# TASK DESCRIPTION
Filter the entries and keep only the lines where the string "with" appears.
......
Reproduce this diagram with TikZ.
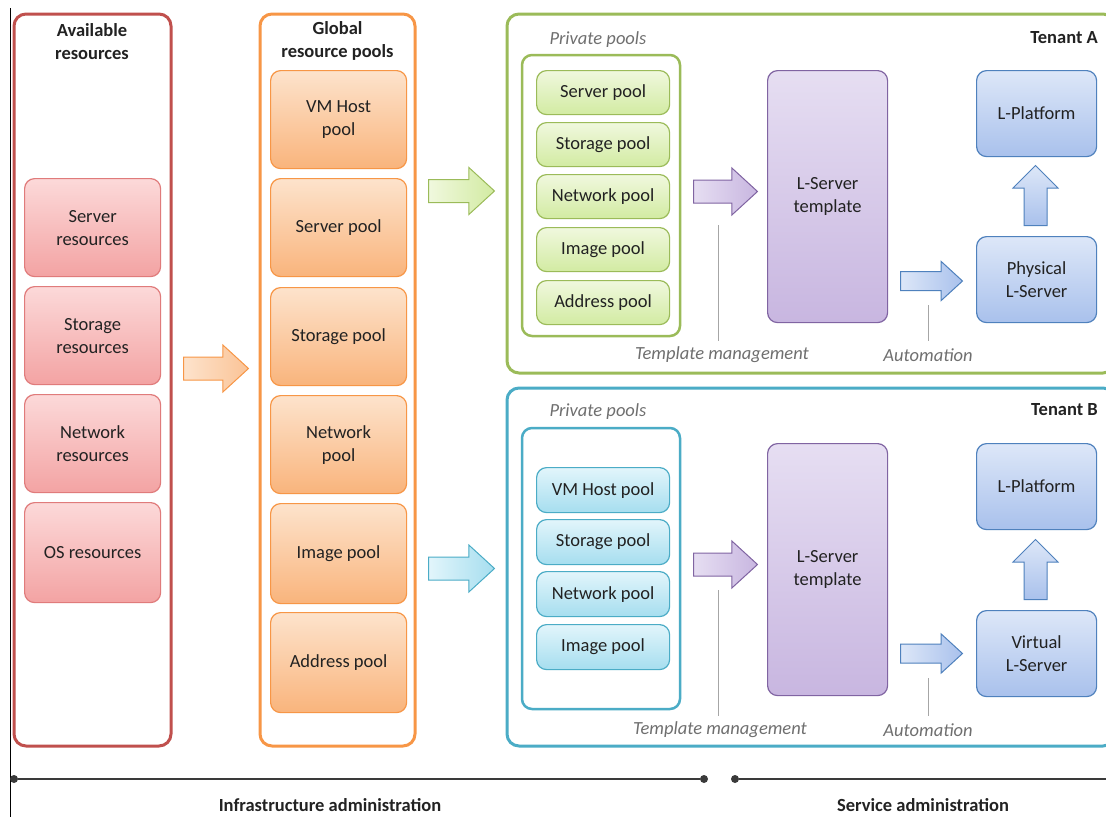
\documentclass[tikz,border=0pt]{standalone}
\usepackage{fontspec}
\setmainfont{Carlito}
\usetikzlibrary{shapes.arrows}
\definecolor{txt}{HTML}{222222}
\definecolor{redB}{HTML}{C0504D}
\definecolor{redI}{HTML}{E07B7B}
\definecolor{redT}{HTML}{FCD9D9}
\definecolor{redBo}{HTML}{F3A3A3}
\definecolor{orB}{HTML}{F79646}
\definecolor{orT}{HTML}{FDE3CC}
\definecolor{orBo}{HTML}{F9B47C}
\definecolor{grB}{HTML}{9BBB59}
\definecolor{grT}{HTML}{F0F8DE}
\definecolor{grBo}{HTML}{D2EBA2}
\definecolor{cyB}{HTML}{4BACC6}
\definecolor{cyT}{HTML}{E2F5FB}
\definecolor{cyBo}{HTML}{A6DEEF}
\definecolor{puB}{HTML}{8064A2}
\definecolor{puT}{HTML}{E6DEF2}
\definecolor{puBo}{HTML}{C8B6E0}
\definecolor{blB}{HTML}{4F81BD}
\definecolor{blT}{HTML}{DDE7F8}
\definecolor{blBo}{HTML}{A9C1EC}
\definecolor{grayline}{HTML}{A6A6A6}
\definecolor{graytxt}{HTML}{6F6F6F}
\definecolor{tl}{HTML}{3A3A3A}
\tikzset{
  fnt/.style={font=\fontsize{18.5}{23}\selectfont},
  outerbox/.style={draw, line width=3pt, rounded corners=12pt, fill=white},
  innerbox/.style={draw, line width=2.5pt, rounded corners=10pt, fill=white},
  item/.style={draw, line width=1.2pt, rounded corners=10pt, anchor=north west,
    align=center, fnt, text=txt, inner sep=0pt},
  reditem/.style={item, draw=redI, top color=redT, bottom color=redBo},
  oritem/.style={item, draw=orB, top color=orT, bottom color=orBo},
  gritem/.style={item, draw=grB, top color=grT, bottom color=grBo},
  cyitem/.style={item, draw=cyB, top color=cyT, bottom color=cyBo},
  puitem/.style={item, draw=puB, top color=puT, bottom color=puBo},
  blitem/.style={item, draw=blB, top color=blT, bottom color=blBo},
  title/.style={font=\fontsize{18.5}{23}\selectfont\bfseries, text=txt, align=center, inner sep=0pt},
  ital/.style={font=\fontsize{18.5}{23}\selectfont\itshape, text=graytxt, inner sep=0pt},
  bigarrow/.style={single arrow, anchor=tail, inner sep=11pt, single arrow head extend=12pt,
    single arrow tip angle=85, line width=1pt},
  orarrow/.style={bigarrow, draw=orB, left color=orT, right color=orBo!80},
  grarrow/.style={bigarrow, draw=grB, left color=grT, right color=grBo},
  cyarrow/.style={bigarrow, draw=cyB, left color=cyT, right color=cyBo},
  puarrow/.style={bigarrow, draw=puB, left color=puT, right color=puBo},
  blarrow/.style={single arrow, anchor=tail, inner sep=9pt, single arrow head extend=10pt,
    single arrow tip angle=85, line width=1pt, draw=blB, left color=blT, right color=blBo},
  uparrow/.style={single arrow, anchor=tail, inner sep=11pt, single arrow head extend=11pt,
    single arrow tip angle=90, line width=1pt, draw=blB, bottom color=blBo, top color=blT,
    shape border rotate=90},
  gline/.style={draw=grayline, line width=1pt},
  dot/.style={circle, fill=tl, inner sep=0pt, minimum size=8pt},
}
\begin{document}
\begin{tikzpicture}[x=1pt, y=-1pt]
\useasboundingbox (0,0) rectangle (1106,817);
% left border line
\draw[line width=1pt] (10,8) -- (10,817);

% ---------- Available resources ----------
\draw[outerbox, draw=redB] (14,14) rectangle (171,746);
\node[title] (avt) at (92,42) {Available\\resources};
\node[reditem, minimum width=136pt, minimum height=98pt] (sr) at (24,178) {Server\\resources};
\node[reditem, minimum width=136pt, minimum height=98pt] (str) at (24,286) {Storage\\resources};
\node[reditem, minimum width=136pt, minimum height=98pt] (nr) at (24,394) {Network\\resources};
\node[reditem, minimum width=136pt, minimum height=100pt] (osr) at (24,502) {OS resources};

\node[orarrow, minimum height=65pt] (a1) at (183,368.5) {};

% ---------- Global resource pools ----------
\draw[outerbox, draw=orB] (260,14) rectangle (415,746);
\node[title] (gt) at (337.5,41) {Global\\resource pools};
\node[oritem, minimum width=136pt, minimum height=98pt] (gvm) at (270,70) {VM Host\\pool};
\node[oritem, minimum width=136pt, minimum height=98pt] (gsp) at (270,178) {Server pool};
\node[oritem, minimum width=136pt, minimum height=98pt] (gst) at (270,287) {Storage pool};
\node[oritem, minimum width=136pt, minimum height=98pt] (gnp) at (270,395) {Network\\pool};
\node[oritem, minimum width=136pt, minimum height=100pt] (gip) at (270,503) {Image pool};
\node[oritem, minimum width=136pt, minimum height=100pt] (gap) at (270,612) {Address pool};

\node[grarrow, minimum height=66pt] (a2) at (428,191) {};
\node[cyarrow, minimum height=66pt] (a3) at (428,568.5) {};

% ---------- Tenant A ----------
\draw[outerbox, draw=grB] (507,14) rectangle (1115,373);
\node[title, anchor=east] (ta) at (1098,38) {Tenant A};
\node[ital] (ppa) at (598,40) {Private pools};
\draw[innerbox, draw=grB] (522,55) rectangle (680,336);
\node[gritem, minimum width=133pt, minimum height=44pt] (asp) at (536,70) {Server pool};
\node[gritem, minimum width=133pt, minimum height=44pt] (ast) at (536,122) {Storage pool};
\node[gritem, minimum width=133pt, minimum height=44pt] (anp) at (536,174) {Network pool};
\node[gritem, minimum width=133pt, minimum height=44pt] (aip) at (536,227) {Image pool};
\node[gritem, minimum width=133pt, minimum height=44pt] (aap) at (536,280) {Address pool};
\node[puarrow, minimum height=64pt] (pa) at (693,191.5) {};
\node[puitem, minimum width=120pt, minimum height=252pt] (lta) at (767,70) {L-Server\\template};
\node[blarrow, minimum height=62pt] (ba) at (900,281) {};
\node[blitem, minimum width=120pt, minimum height=86pt] (lpa) at (976,70) {L-Platform};
\node[uparrow, minimum height=60pt] (ua) at (1035.5,226) {};
\node[blitem, minimum width=120pt, minimum height=86pt] (phy) at (976,236) {Physical\\L-Server};
\node[ital] (tma) at (722,355) {Template management};
\node[ital] (aua) at (928,355) {Automation};
\draw[gline] (718,225) -- (718,341);
\draw[gline] (928,305) -- (928,341);

% ---------- Tenant B ----------
\draw[outerbox, draw=cyB] (507,388) rectangle (1115,746);
\node[title, anchor=east] (tb) at (1098,410) {Tenant B};
\node[ital] (ppb) at (598,412) {Private pools};
\draw[innerbox, draw=cyB] (522,428) rectangle (680,709);
\node[cyitem, minimum width=133pt, minimum height=45pt] (bvm) at (536,467) {VM Host pool};
\node[cyitem, minimum width=133pt, minimum height=45pt] (bst) at (536,519) {Storage pool};
\node[cyitem, minimum width=133pt, minimum height=45pt] (bnp) at (536,571) {Network pool};
\node[cyitem, minimum width=133pt, minimum height=45pt] (bip) at (536,624) {Image pool};
\node[puarrow, minimum height=64pt] (pb) at (693,564.5) {};
\node[puitem, minimum width=120pt, minimum height=252pt] (ltb) at (767,443) {L-Server\\template};
\node[blarrow, minimum height=62pt] (bb) at (900,653.5) {};
\node[blitem, minimum width=120pt, minimum height=86pt] (lpb) at (976,443) {L-Platform};
\node[uparrow, minimum height=60pt] (ub) at (1035.5,600) {};
\node[blitem, minimum width=120pt, minimum height=86pt] (vir) at (976,610) {Virtual\\L-Server};
\node[ital] (tmb) at (720,730) {Template management};
\node[ital] (aub) at (928,730) {Automation};
\draw[gline] (718,590) -- (718,716);
\draw[gline] (928,678) -- (928,716);

% ---------- timeline ----------
\node[dot] (d1) at (14,779) {};
\node[dot] (d2) at (704,779) {};
\node[dot] (d3) at (735,779) {};
\coordinate (d4) at (1106,779);
\draw[tl, line width=2pt] (d1) -- (d2);
\draw[tl, line width=2pt] (d3) -- (d4);
\node[title] (ia) at (330,805) {Infrastructure administration};
\node[title] (sa) at (923,805) {Service administration};
\end{tikzpicture}
\end{document}
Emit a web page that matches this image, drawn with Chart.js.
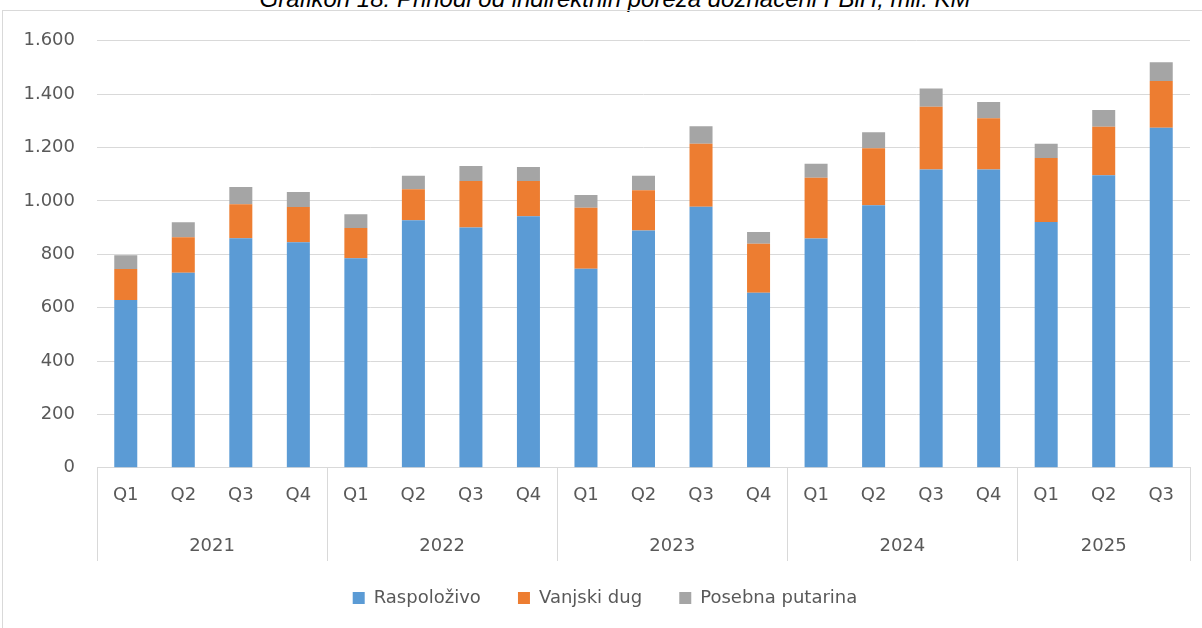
<!DOCTYPE html>
<html>
<head>
<meta charset="utf-8">
<script src="https://cdn.jsdelivr.net/npm/chart.js@4/dist/chart.umd.min.js"></script>
<style>
  html, body { margin: 0; padding: 0; background: #fff; overflow: hidden; }
  body { width: 1202px; height: 628px; position: relative; }
  .frame {
    position: absolute; left: 2px; top: 10px; width: 1210px; height: 640px;
    border-left: 1px solid #d9d9d9; border-top: 1px solid #d9d9d9;
  }
  .title {
    position: absolute; left: 0; width: 1230px; top: -13px; text-align: center;
    font: italic 24px "Liberation Sans", Arial, sans-serif; color: #000;
    line-height: 24px; white-space: nowrap;
  }
  .wrap { position: absolute; left: 3px; top: 8px; width: 1196px; height: 630px; }
</style>
</head>
<body>
<div class="title">Grafikon 18: Prihodi od indirektnih poreza doznačeni FBiH, mil. KM</div>
<div class="frame"></div>
<div class="wrap"><canvas id="chart"></canvas></div>
<script>
const quarters = [
  "Q1", "Q2", "Q3", "Q4",
  "Q1", "Q2", "Q3", "Q4",
  "Q1", "Q2", "Q3", "Q4",
  "Q1", "Q2", "Q3", "Q4",
  "Q1", "Q2", "Q3"
];
const years = ["2021", "2022", "2023", "2024", "2025"];
const yearSizes = [4, 4, 4, 4, 3];

const raspolozivo = [629, 731, 860, 845, 785, 928, 900, 943, 746, 889, 978, 656, 859, 984, 1118, 1118, 921, 1096, 1274];
const vanjskiDug = [116, 133, 128, 132, 114, 116, 175, 132, 228, 151, 236, 184, 228, 213, 235, 192, 240, 182, 175];
const posebnaPutarina = [51, 56, 64, 56, 51, 50, 56, 52, 48, 54, 66, 44, 52, 60, 68, 61, 53, 63, 71];

const yTicks = [0, 200, 400, 600, 800, 1000, 1200, 1400, 1600];

const FONT = "'DejaVu Sans', sans-serif";
const TEXT = "#595959";
const GRID = "#d9d9d9";

// year group centres and boundaries, in category index units
const yearCentres = [];
const yearBounds = [-0.5];
let start = 0;
yearSizes.forEach((n) => {
  yearCentres.push(start + (n - 1) / 2);
  start += n;
  yearBounds.push(start - 0.5);
});

const separators = {
  id: "separators",
  afterDraw(chart) {
    const yearAxis = chart.scales.years;
    const ctx = chart.ctx;
    ctx.save();
    ctx.strokeStyle = GRID;
    ctx.lineWidth = 1;
    yearBounds.forEach((b) => {
      const x = Math.round(yearAxis.getPixelForValue(b)) + 0.5;
      ctx.beginPath();
      ctx.moveTo(x, chart.chartArea.bottom);
      ctx.lineTo(x, yearAxis.bottom - 8);
      ctx.stroke();
    });
    ctx.restore();
  },
};

new Chart(document.getElementById("chart").getContext("2d"), {
  type: "bar",
  data: {
    labels: quarters,
    datasets: [
      { label: "Raspoloživo", data: raspolozivo, backgroundColor: "#5b9bd5" },
      { label: "Vanjski dug", data: vanjskiDug, backgroundColor: "#ed7d31" },
      { label: "Posebna putarina", data: posebnaPutarina, backgroundColor: "#a5a5a5" },
    ],
  },
  options: {
    responsive: true,
    maintainAspectRatio: false,
    animation: false,
    datasets: {
      bar: { categoryPercentage: 1, barPercentage: 0.4 },
    },
    layout: { padding: { left: 17, right: 9, top: 23, bottom: 21 } },
    plugins: {
      tooltip: { enabled: false },
      legend: {
        position: "bottom",
        labels: {
          font: { family: FONT, size: 18 },
          color: TEXT,
          boxWidth: 12,
          boxHeight: 12,
          padding: 20,
          // Excel leaves a wider gap after each entry
          generateLabels: (chart) =>
            Chart.defaults.plugins.legend.labels.generateLabels(chart).map((item, i, all) => ({
              ...item,
              text: i < all.length - 1 ? item.text + "   " : item.text,
            })),
        },
      },
    },
    scales: {
      x: {
        stacked: true,
        grid: { display: false, drawTicks: false },
        border: { display: true, color: GRID },
        ticks: { font: { family: FONT, size: 18 }, color: TEXT, padding: 17, maxRotation: 0, autoSkip: false },
      },
      years: {
        type: "linear",
        position: "bottom",
        offset: false,
        min: -0.5,
        max: quarters.length - 0.5,
        afterBuildTicks: (axis) => {
          axis.ticks = yearCentres.map((v) => ({ value: v }));
          axis.min = -0.5;
          axis.max = quarters.length - 0.5;
        },
        grid: { display: false, drawTicks: false, offset: false },
        border: { display: false },
        ticks: {
          font: { family: FONT, size: 18 },
          color: TEXT,
          padding: 12,
          maxRotation: 0,
          autoSkip: false,
          callback: (value) => years[yearCentres.indexOf(value)],
        },
      },
      y: {
        stacked: true,
        min: 0,
        max: 1600,
        afterBuildTicks: (axis) => {
          axis.ticks = yTicks.map((v) => ({ value: v }));
        },
        afterFit: (axis) => {
          axis.width = 77;
        },
        grid: { color: GRID, drawTicks: false },
        border: { display: false },
        ticks: {
          font: { family: FONT, size: 18 },
          color: TEXT,
          padding: 22,
          callback: (value) => value.toLocaleString("de-DE"),
        },
      },
    },
  },
  plugins: [separators],
});
</script>
</body>
</html>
......
# FINISHED ANSWER
Reproduce this diagram with TikZ.
Emit a web page that matches this image, drawn with Chart.js.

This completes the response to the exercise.